Despite the Prince scoring an excellent early goal, his team Strahisla could not hold on to the lead and were beaten 7 to 5.5 against the home Beaufort team who lifted the Bernhard Weatherill Charity Polo Cup.

HRH saddled up in front of a crowd in excess of 3,000 for an exciting four-chukka match. He played at breakneck speed from the off.

The other members of the Strahisla team were Saeed Bin Drai, Sebastian Pailloncy and Mark Tomlinson, who also played in the international match on the previous day when England beat New Zealand 10 to 6.5.

It was England’s first match under new coach Carlos Gracida. The legendary Mexican inspired fantastic team play including pinpoint passing and his players showed an almost telepathic reading of the game.

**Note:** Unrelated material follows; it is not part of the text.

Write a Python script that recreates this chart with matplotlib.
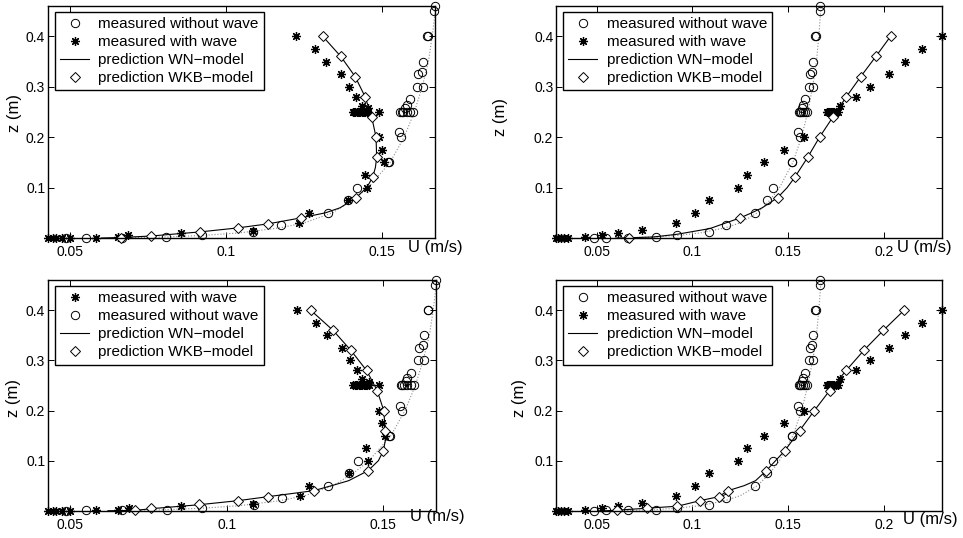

Prince Harry arrived at the last minute to present Luke Tomlinson, captain of the winning team, with the trophy.

"Winning at Beaufort gives us a real boost going into the Cartier International later in the year,” said Tomlinson. “It was a new formation and despite the heavy ground due to the weather it worked really well."

The winning team also included Mark Tomlinson, brother of Luke, Nacho Gonzalez and James Beim.

In the second match, England Ladies demolished Young England with a punishing display of tenacious polo, winning 7.5 to 4.

The charity polo match attracted a host of celebrities such as Girls Aloud’s Sara Harding, X Factor runner-up Diana Vickers, fashion designer Henry Holland and Anna Abramovich, daughter of the Russian oligarch.

Prince Harry’s cousin Zara Phillips and her fiancée Mike Tindall were also there ahead of their nuptials next month.

PAUL TAPNER was forced to retire Stormhill Michael from the four-star Luhmuhlen Horse Trials last weekend due to an injury in the cross country.

The Australian event rider, who is based in Highworth, was given a scare when his horse attempted to bank the elevated water tray and all but lay down on top of the obstacle.

Stormhill Michael valiantly scrambled up and completed the round flawlessly, although the slip-up did cost 7.6 time penalties.

Despite Paul’s head girl Zoe Wilkinson working to improve the condition of Stormhill Michael overnight, Paul had to withdraw the horse from the final stage of the event.

Before the team left Luhmuhlen, Paul said that Stormhill Michael had a ‘severe but not long term injury’.

The event was eventually won by Andreas Dibowski, a German native who was born just an hour away from Luhmuhlen in Hamburg.